__Task goal__. Take every line from the first down to the line with "const TOTAL_TICKS = [400, 600, 800, 1000];" and set it down exactly, without the pictures.

(Collected data)
────────────────────
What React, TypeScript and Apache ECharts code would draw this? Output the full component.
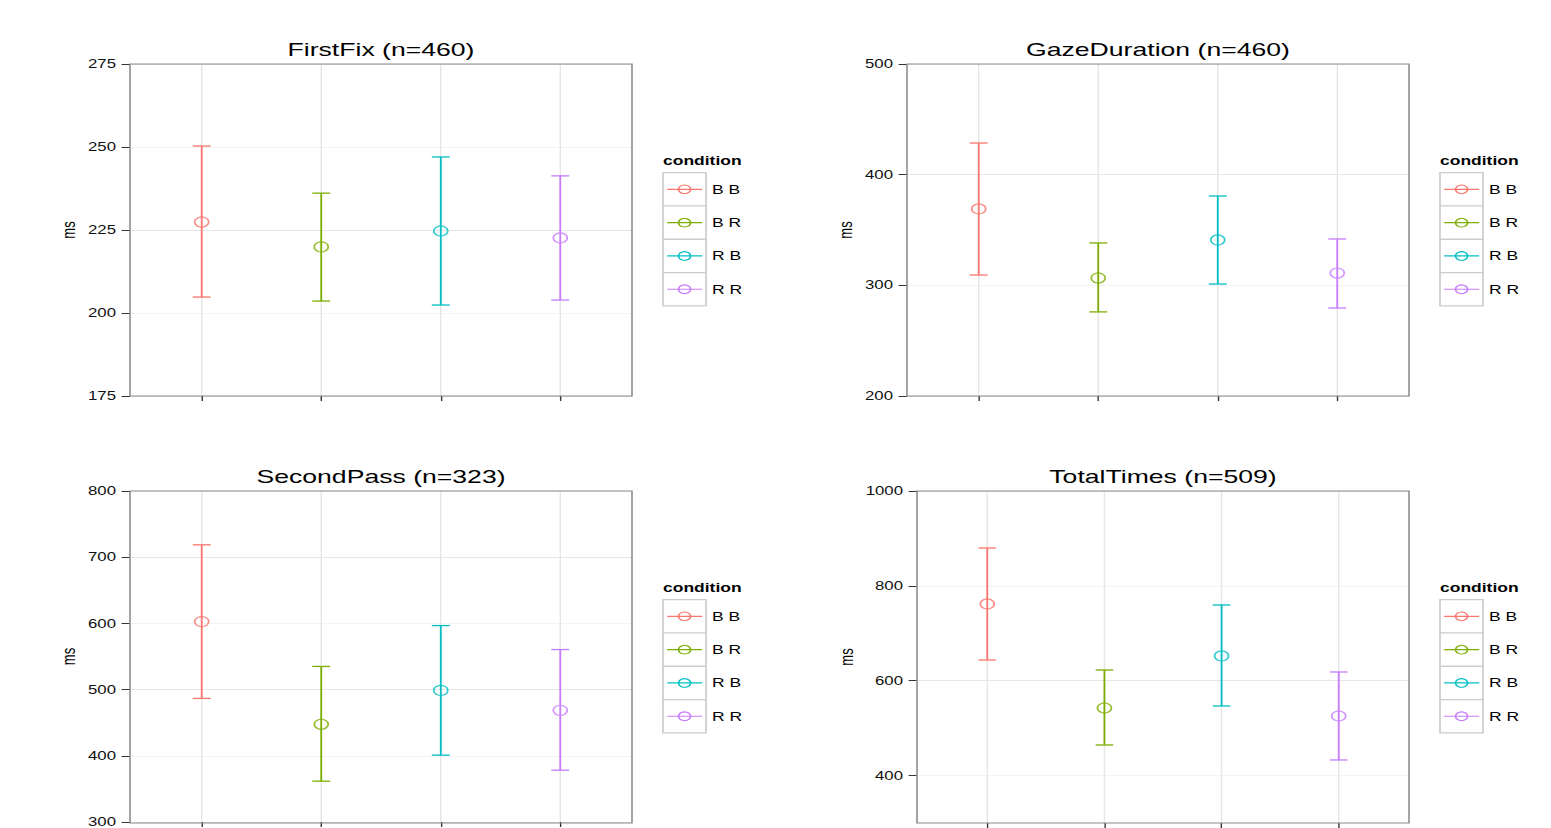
import React, { useEffect, useRef } from 'react';
import * as echarts from 'echarts';

// ---------------- data ----------------
const CONDITIONS = ['B B', 'B R', 'R B', 'R R'];
const CONDITION_COLORS = ['#F8766D', '#7CAE00', '#00BFC4', '#C77CFF'];
const X_POSITIONS = [1, 2, 3, 4];

const FIRSTFIX_MEAN = [227.4, 219.9, 224.7, 222.6];
const FIRSTFIX_LOWER = [204.8, 203.6, 202.4, 203.9];
const FIRSTFIX_UPPER = [250.3, 236.1, 247.0, 241.3];
const FIRSTFIX_TICKS = [175, 200, 225, 250, 275];

const GAZE_MEAN = [369.0, 306.6, 341.0, 311.1];
const GAZE_LOWER = [309.3, 276.0, 301.2, 279.5];
const GAZE_UPPER = [428.6, 338.3, 380.7, 341.9];
const GAZE_TICKS = [200, 300, 400, 500];

const SECOND_MEAN = [602.7, 447.6, 498.8, 468.7];
const SECOND_LOWER = [486.7, 361.7, 401.0, 378.3];
const SECOND_UPPER = [718.7, 535.0, 596.7, 560.5];
const SECOND_TICKS = [300, 400, 500, 600, 700, 800];

const TOTAL_MEAN = [761.8, 542.5, 652.2, 525.6];
const TOTAL_LOWER = [643.7, 464.5, 546.7, 432.9];
const TOTAL_UPPER = [879.8, 622.6, 759.7, 618.4];
const TOTAL_TICKS = [400, 600, 800, 1000];

const PANELS = [
  { title: 'FirstFix (n=460)', mean: FIRSTFIX_MEAN, lower: FIRSTFIX_LOWER, upper: FIRSTFIX_UPPER, ticks: FIRSTFIX_TICKS, min: 175, max: 275, step: 12.5 },
  { title: 'GazeDuration (n=460)', mean: GAZE_MEAN, lower: GAZE_LOWER, upper: GAZE_UPPER, ticks: GAZE_TICKS, min: 200, max: 500, step: 50 },
  { title: 'SecondPass (n=323)', mean: SECOND_MEAN, lower: SECOND_LOWER, upper: SECOND_UPPER, ticks: SECOND_TICKS, min: 300, max: 800, step: 50 },
  { title: 'TotalTimes (n=509)', mean: TOTAL_MEAN, lower: TOTAL_LOWER, upper: TOTAL_UPPER, ticks: TOTAL_TICKS, min: 300, max: 1000, step: 100 },
];

// ---------------- layout (screen px) ----------------
const W = 1108;
const H = 828;
const S = 1551 / W; // horizontal stretch of the reference
const FONT = '"Liberation Sans", Arial, Helvetica, sans-serif';
const MAJOR = '#e6e6e6';
const MINOR = '#f3f3f3';

const LAYOUT = [
  { left: 130, right: 632, top: 64, bottom: 396, titleX: 381, titleY: 49, legendX: 663, legendY: 160, nameGap: 37 },
  { left: 907, right: 1409, top: 64, bottom: 396, titleX: 1158, titleY: 49, legendX: 1440, legendY: 160, nameGap: 37 },
  { left: 130, right: 632, top: 491, bottom: 823, titleX: 381, titleY: 476, legendX: 663, legendY: 587, nameGap: 37 },
  { left: 917, right: 1409, top: 491, bottom: 823, titleX: 1163, titleY: 476, legendX: 1440, legendY: 587, nameGap: 44 },
];

function buildOption() {
  const grid: any[] = [];
  const xAxis: any[] = [];
  const yAxis: any[] = [];
  const series: any[] = [];
  const title: any[] = [];
  const graphic: any[] = [];

  PANELS.forEach((p, i) => {
    const L = LAYOUT[i];
    const gl = L.left / S;
    const gw = (L.right - L.left) / S;
    const gh = L.bottom - L.top;
    grid.push({ left: gl, top: L.top, width: gw, height: gh, containLabel: false });

    title.push({
      text: p.title,
      left: L.titleX / S,
      top: L.titleY - 9.5,
      textAlign: 'center',
      padding: 0,
      textStyle: { fontSize: 19, fontWeight: 'normal', color: '#000', fontFamily: FONT },
    });

    xAxis.push({
      gridIndex: i,
      type: 'value',
      min: 0.4,
      max: 4.6,
      axisLine: { show: false, onZero: false },
      axisLabel: { show: false },
      splitLine: { show: false },
      axisTick: { show: true, customValues: X_POSITIONS, length: 5, lineStyle: { color: '#333', width: 1 } },
    });

    const n = Math.round((p.max - p.min) / p.step) + 1;
    const lineColors: string[] = [];
    for (let k = 0; k < n; k++) {
      const v = p.min + k * p.step;
      lineColors.push(p.ticks.some((t) => Math.abs(t - v) < 1e-6) ? MAJOR : MINOR);
    }

    yAxis.push({
      gridIndex: i,
      type: 'value',
      min: p.min,
      max: p.max,
      interval: p.step,
      name: 'ms',
      nameLocation: 'middle',
      nameGap: L.nameGap,
      nameRotate: 90,
      nameTextStyle: { fontSize: 13, color: '#000', fontFamily: FONT },
      axisLine: { show: false, onZero: false },
      axisTick: { show: true, customValues: p.ticks, length: 6, lineStyle: { color: '#333', width: 1 } },
      axisLabel: {
        customValues: p.ticks,
        margin: 10,
        fontSize: 12,
        color: '#111',
        fontFamily: FONT,
        formatter: (v: number) => String(v),
      },
      splitLine: { show: true, lineStyle: { color: lineColors, width: 1 } },
    });

    series.push({
      type: 'custom',
      xAxisIndex: i,
      yAxisIndex: i,
      z: 2,
      data: X_POSITIONS.map((x, k) => [x, p.lower[k], p.upper[k]]),
      encode: { x: 0, y: [1, 2] },
      renderItem: (params: any, api: any) => {
        const x = api.value(0);
        const lo = api.value(1);
        const hi = api.value(2);
        const pt = api.coord([x, hi]);
        const pb = api.coord([x, lo]);
        const half = api.size([0.15, 0])[0] / 2;
        const cs = params.coordSys;
        const color = CONDITION_COLORS[params.dataIndex];
        const st = { stroke: color, lineWidth: 1.3 };
        return {
          type: 'group',
          children: [
            { type: 'line', shape: { x1: pt[0], y1: cs.y, x2: pt[0], y2: cs.y + cs.height }, style: { stroke: MAJOR, lineWidth: 1 } },
            { type: 'line', shape: { x1: pt[0], y1: pt[1], x2: pb[0], y2: pb[1] }, style: st },
            { type: 'line', shape: { x1: pt[0] - half, y1: pt[1], x2: pt[0] + half, y2: pt[1] }, style: st },
            { type: 'line', shape: { x1: pb[0] - half, y1: pb[1], x2: pb[0] + half, y2: pb[1] }, style: st },
          ],
        };
      },
    });

    series.push({
      type: 'scatter',
      name: p.title,
      xAxisIndex: i,
      yAxisIndex: i,
      z: 3,
      symbol: 'circle',
      symbolSize: 10,
      data: X_POSITIONS.map((x, k) => ({
        value: [x, p.mean[k]],
        itemStyle: { color: 'rgba(0,0,0,0)', borderColor: CONDITION_COLORS[k], borderWidth: 1.2 },
      })),
    });

    // panel frame
    graphic.push({
      type: 'rect',
      z: 100,
      silent: true,
      shape: { x: gl, y: L.top, width: gw, height: gh },
      style: { fill: 'none', stroke: '#8a8a8a', lineWidth: 1.1 },
    });

    // legend
    const lx = L.legendX / S;
    const boxW = 43 / S;
    const boxH = 33.3;
    const boxTop = L.legendY + 12.7;
    graphic.push({
      type: 'text',
      x: lx,
      y: L.legendY,
      style: { text: 'condition', fontSize: 12.5, fontWeight: 'bold', fill: '#000', fontFamily: FONT, verticalAlign: 'middle' },
    });
    CONDITIONS.forEach((c, k) => {
      const y0 = boxTop + k * boxH;
      const cy = y0 + boxH / 2;
      graphic.push({
        type: 'rect',
        shape: { x: lx, y: y0, width: boxW, height: boxH },
        style: { fill: '#fff', stroke: '#cccccc', lineWidth: 1.2 },
      });
      graphic.push({
        type: 'line',
        shape: { x1: lx + 3, y1: cy, x2: lx + 28, y2: cy },
        style: { stroke: CONDITION_COLORS[k], lineWidth: 1.2 },
      });
      graphic.push({
        type: 'circle',
        shape: { cx: lx + 15.4, cy, r: 4.3 },
        style: { fill: 'none', stroke: CONDITION_COLORS[k], lineWidth: 1.1 },
      });
      graphic.push({
        type: 'text',
        x: lx + 35,
        y: cy,
        style: { text: c, fontSize: 12.5, fill: '#000', fontFamily: FONT, verticalAlign: 'middle' },
      });
    });
  });

  return {
    animation: false,
    backgroundColor: '#fff',
    title,
    grid,
    xAxis,
    yAxis,
    series,
    graphic,
  };
}

export default function App() {
  const ref = useRef<HTMLDivElement>(null);
  useEffect(() => {
    document.body.style.margin = '0';
    document.body.style.overflow = 'hidden';
    if (!ref.current) return;
    const chart = echarts.init(ref.current, undefined, { renderer: 'svg' });
    chart.setOption(buildOption() as any);
    return () => chart.dispose();
  }, []);
  return (
    <div
      ref={ref}
      style={{
        position: 'absolute',
        left: 0,
        top: 0,
        width: W,
        height: H,
        transform: `scaleX(${S})`,
        transformOrigin: '0 0',
      }}
    />
  );
}
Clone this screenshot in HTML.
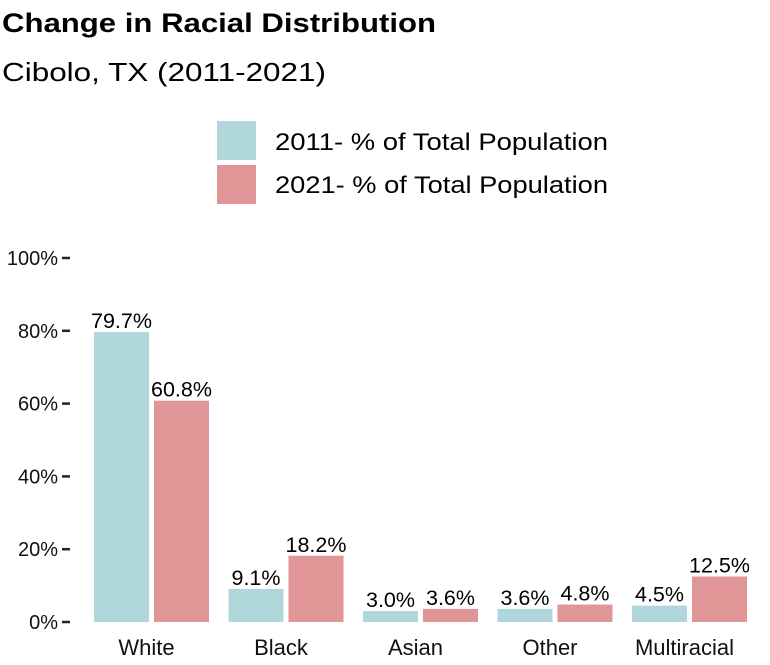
────────────────────
__Answer below__.
What React, TypeScript and Apache ECharts code would draw this? Output the full component.
import React, { useEffect, useRef } from 'react';
import * as echarts from 'echarts';

// ---------------- data ----------------
const CONDITIONS = ['B B', 'B R', 'R B', 'R R'];
const CONDITION_COLORS = ['#F8766D', '#7CAE00', '#00BFC4', '#C77CFF'];
const X_POSITIONS = [1, 2, 3, 4];

const FIRSTFIX_MEAN = [227.4, 219.9, 224.7, 222.6];
const FIRSTFIX_LOWER = [204.8, 203.6, 202.4, 203.9];
const FIRSTFIX_UPPER = [250.3, 236.1, 247.0, 241.3];
const FIRSTFIX_TICKS = [175, 200, 225, 250, 275];

const GAZE_MEAN = [369.0, 306.6, 341.0, 311.1];
const GAZE_LOWER = [309.3, 276.0, 301.2, 279.5];
const GAZE_UPPER = [428.6, 338.3, 380.7, 341.9];
const GAZE_TICKS = [200, 300, 400, 500];

const SECOND_MEAN = [602.7, 447.6, 498.8, 468.7];
const SECOND_LOWER = [486.7, 361.7, 401.0, 378.3];
const SECOND_UPPER = [718.7, 535.0, 596.7, 560.5];
const SECOND_TICKS = [300, 400, 500, 600, 700, 800];

const TOTAL_MEAN = [761.8, 542.5, 652.2, 525.6];
const TOTAL_LOWER = [643.7, 464.5, 546.7, 432.9];
const TOTAL_UPPER = [879.8, 622.6, 759.7, 618.4];
const TOTAL_TICKS = [400, 600, 800, 1000];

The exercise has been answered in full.